╔══
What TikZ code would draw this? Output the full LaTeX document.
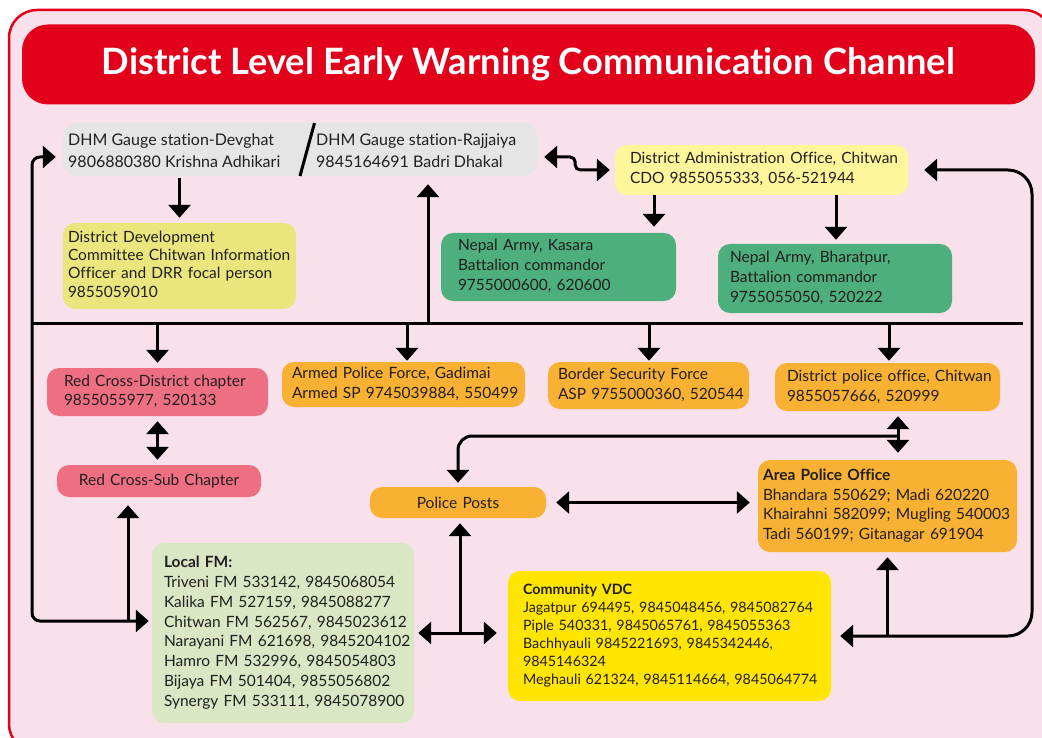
\documentclass[tikz,border=0pt]{standalone}
\usepackage{fontspec}
\setmainfont{Lato}[Ligatures=NoCommon]
\usetikzlibrary{arrows.meta}
\definecolor{bgpink}{RGB}{249,225,235}
\definecolor{frred}{RGB}{226,0,26}
\definecolor{cgray}{RGB}{229,229,229}
\definecolor{cddc}{RGB}{234,230,125}
\definecolor{cdao}{RGB}{255,245,155}
\definecolor{cgreen}{RGB}{77,175,124}
\definecolor{crc}{RGB}{238,111,130}
\definecolor{corange}{RGB}{248,177,51}
\definecolor{cfm}{RGB}{217,231,196}
\definecolor{cvdc}{RGB}{255,229,0}
\definecolor{ctext}{RGB}{35,31,32}
\newcommand\boxlines[1]{\begin{tabular}{@{}l@{}}#1\end{tabular}}
\begin{document}
\begin{tikzpicture}[x=1pt,y=-1pt,
  box/.style={rounded corners=12pt, inner ysep=0pt, align=left, text=ctext, font=\fontsize{15.5}{20}\selectfont},
  ln/.style={line width=3pt, draw=black},
  arr/.style={ln, -{Triangle[width=22pt,length=13pt]}},
  darr/.style={ln, {Triangle[width=22pt,length=13pt]}-{Triangle[width=22pt,length=13pt]}}]
\useasboundingbox (0,0) rectangle (1042,738);
\clip (0,0) rectangle (1042,738);
\fill[white] (0,0) rectangle (1042,738);
\draw[frred, line width=2.5pt, fill=bgpink, rounded corners=28pt] (9,10) rectangle (1052,752);
\node[fill=frred, rounded corners=26pt, minimum width=1013pt, minimum height=80pt, text=white, font=\fontsize{36.3}{42}\selectfont\bfseries] (title) at (528.5,64.5) {District Level Early Warning Communication Channel};

% gauge stations
\node[box, fill=cgray, minimum width=474pt, minimum height=53pt, rounded corners=14pt] (gauge) at (300,149.5) {};
\node[anchor=west, inner sep=0pt, text=ctext, font=\fontsize{16}{21.7}\selectfont] (gaugeL) at (68,152) {\boxlines{DHM Gauge station-Devghat\\9806880380 Krishna Adhikari}};
\node[anchor=west, inner sep=0pt, text=ctext, font=\fontsize{16}{21.7}\selectfont] (gaugeR) at (316,152) {\boxlines{DHM Gauge station-Rajjaiya\\9845164691 Badri Dhakal}};
\draw[line width=3pt] (314.5,123) -- (300,176);

\node[box, fill=cddc, minimum width=233pt, text width=223pt, inner xsep=5pt, minimum height=86pt, font=\fontsize{15.5}{18.3}\selectfont] (ddc) at (179.5,266) {\boxlines{District Development\\Committee Chitwan Information\\Officer and DRR focal person\\9855059010}};
\node[box, fill=cdao, minimum width=293pt, text width=263pt, inner xsep=15pt, minimum height=50pt] (dao) at (761.5,170) {\boxlines{District Administration Office, Chitwan\\CDO 9855055333, 056-521944}};
\node[box, fill=cgreen, minimum width=235pt, text width=201pt, inner xsep=17pt, minimum height=68pt] (kasara) at (558.5,267) {\boxlines{Nepal Army, Kasara\\Battalion commandor\\9755000600, 620600}};
\node[box, fill=cgreen, minimum width=234pt, text width=210pt, inner xsep=12pt, minimum height=69pt] (bharat) at (835,278.5) {\boxlines{Nepal Army, Bharatpur,\\Battalion commandor\\9755055050, 520222}};

\node[box, fill=crc, minimum width=221pt, text width=187pt, inner xsep=17pt, minimum height=48pt, font=\fontsize{15.5}{19}\selectfont] (rcd) at (157.5,392) {\boxlines{Red Cross-District chapter\\9855055977, 520133}};
\node[box, fill=crc, minimum width=204pt, text width=194pt, inner xsep=5pt, minimum height=32pt, align=center] (rcs) at (159,481) {Red Cross-Sub Chapter};
\node[box, fill=corange, minimum width=243pt, text width=223pt, inner xsep=10pt, minimum height=45pt] (apf) at (403.5,384.5) {\boxlines{Armed Police Force, Gadimai\\Armed SP 9745039884, 550499}};
\node[box, fill=corange, minimum width=201pt, text width=181pt, inner xsep=10pt, minimum height=47pt] (bsf) at (648.5,385.5) {\boxlines{Border Security Force\\ASP 9755000360, 520544}};
\node[box, fill=corange, minimum width=225pt, text width=201pt, inner xsep=12pt, minimum height=48pt] (dpo) at (887.5,387) {\boxlines{District police office, Chitwan\\9855057666, 520999}};
\node[box, fill=corange, minimum width=176pt, text width=166pt, inner xsep=5pt, minimum height=31pt, align=center] (pp) at (458,502.5) {Police Posts};
\node[box, fill=corange, minimum width=259pt, text width=249pt, inner xsep=5pt, minimum height=92pt, font=\fontsize{15.5}{19.7}\selectfont] (apo) at (887.5,506) {\boxlines{\textbf{Area Police Office}\\Bhandara 550629; Madi 620220\\Khairahni 582099; Mugling 540003\\Tadi 560199; Gitanagar 691904}};
\node[box, fill=cfm, minimum width=262pt, text width=238pt, inner xsep=12pt, minimum height=180pt, font=\fontsize{15.5}{19.8}\selectfont] (localfm) at (283,633) {\boxlines{\textbf{Local FM:}\\Triveni FM 533142, 9845068054\\Kalika FM 527159, 9845088277\\Chitwan FM 562567, 9845023612\\Narayani FM 621698, 9845204102\\Hamro FM 532996, 9845054803\\Bijaya FM 501404, 9855056802\\Synergy FM 533111, 9845078900}};
\node[box, fill=cvdc, minimum width=323pt, text width=293pt, inner xsep=15pt, minimum height=130pt, font=\fontsize{14.3}{18}\selectfont] (vdc) at (669.5,636) {\boxlines{\textbf{Community VDC}\\Jagatpur 694495, 9845048456, 9845082764\\Piple 540331, 9845065761, 9845055363\\Bachhyauli 9845221693, 9845342446,\\9845146324\\Meghauli 621324, 9845114664, 9845064774}};

% junction coordinates
\coordinate (busL) at (32,323);
\coordinate (busR) at (1023,323);
\coordinate (tapG) at (428,323);
\coordinate (tapRC) at (157.5,323);
\coordinate (tapAP) at (407,323);
\coordinate (tapBS) at (649,323);
\coordinate (tapDP) at (889,323);
\coordinate (leftX) at (32,400);
\coordinate (rightX) at (1032,400);
\coordinate (kx) at (654,0);
\coordinate (bx) at (836,0);
\coordinate (dx) at (898,0);
\coordinate (jn) at (898,436);
\coordinate (rcsx) at (128,621);
\coordinate (ppx) at (460,633);

\draw[ln] (busL) -- (busR);
\draw[arr, shorten >=8pt] (tapG) -- (tapG |- gauge.south);
\draw[arr, shorten >=5pt] (tapRC) -- (tapRC |- rcd.north);
\draw[arr, shorten >=1pt] (tapAP) -- (tapAP |- apf.north);
\draw[arr, shorten >=1pt] (tapBS) -- (tapBS |- bsf.north);
\draw[arr, shorten >=2pt] (tapDP) -- (tapDP |- dpo.north);
\draw[arr, shorten <=2pt, shorten >=5pt] (ddc.north |- gauge.south) -- (ddc.north);
\draw[arr, shorten >=6pt] (kx |- dao.south) -- (kx |- kasara.north);
\draw[arr, shorten >=4pt] (bx |- dao.south) -- (bx |- bharat.north);
\draw[darr, rounded corners=5pt, shorten <=7pt, shorten >=5pt] ([yshift=-7.5pt]gauge.east) -- ++(38,0) |- (dao.west);
\draw[darr, rounded corners=24pt, shorten <=16pt, shorten >=9pt] (dao.east) -| (rightX) |- (vdc.east);
\draw[arr, shorten >=5pt] (apo.south |- vdc.east) -- (apo.south);
\draw[darr, rounded corners=8pt, shorten <=7pt, shorten >=3pt] ([yshift=-7.5pt]gauge.west) -| (leftX) |- ([yshift=12pt]localfm.west);
\draw[arr, shorten >=8pt] (rcsx) -- (rcsx |- rcs.south);
\draw[darr, shorten <=5pt, shorten >=5pt] (rcd.south) -- (rcd.south |- rcs.north);
\draw[darr, shorten <=10pt, shorten >=8pt] (pp.east) -- (pp.east -| apo.west);
\draw[darr, shorten <=5pt, shorten >=7pt] (dx |- dpo.south) -- (dx |- apo.north);
\draw[arr, rounded corners=14pt, shorten >=4pt] (jn) -| (pp.north);
\draw[darr, shorten <=4pt, shorten >=11pt] (localfm.east) -- (localfm.east -| vdc.west);
\draw[arr, shorten >=5pt] (ppx) -- (ppx |- pp.south);
\end{tikzpicture}
\end{document}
╚══
**Problem requirements**
Only the lines from the top of the data through the line with "rounded corners=26pt, minimum" should be quoted, exactly and with both ends kept; skip the pictures.

**Final result**
What TikZ code would draw this? Output the full LaTeX document.
\documentclass[tikz,border=0pt]{standalone}
\usepackage{fontspec}
\setmainfont{Lato}[Ligatures=NoCommon]
\usetikzlibrary{arrows.meta}
\definecolor{bgpink}{RGB}{249,225,235}
\definecolor{frred}{RGB}{226,0,26}
\definecolor{cgray}{RGB}{229,229,229}
\definecolor{cddc}{RGB}{234,230,125}
\definecolor{cdao}{RGB}{255,245,155}
\definecolor{cgreen}{RGB}{77,175,124}
\definecolor{crc}{RGB}{238,111,130}
\definecolor{corange}{RGB}{248,177,51}
\definecolor{cfm}{RGB}{217,231,196}
\definecolor{cvdc}{RGB}{255,229,0}
\definecolor{ctext}{RGB}{35,31,32}
\newcommand\boxlines[1]{\begin{tabular}{@{}l@{}}#1\end{tabular}}
\begin{document}
\begin{tikzpicture}[x=1pt,y=-1pt,
  box/.style={rounded corners=12pt, inner ysep=0pt, align=left, text=ctext, font=\fontsize{15.5}{20}\selectfont},
  ln/.style={line width=3pt, draw=black},
  arr/.style={ln, -{Triangle[width=22pt,length=13pt]}},
  darr/.style={ln, {Triangle[width=22pt,length=13pt]}-{Triangle[width=22pt,length=13pt]}}]
\useasboundingbox (0,0) rectangle (1042,738);
\clip (0,0) rectangle (1042,738);
\fill[white] (0,0) rectangle (1042,738);
\draw[frred, line width=2.5pt, fill=bgpink, rounded corners=28pt] (9,10) rectangle (1052,752);
\node[fill=frred, rounded corners=26pt, minimum width=1013pt, minimum height=80pt, text=white, font=\fontsize{36.3}{42}\selectfont\bfseries] (title) at (528.5,64.5) {District Level Early Warning Communication Channel};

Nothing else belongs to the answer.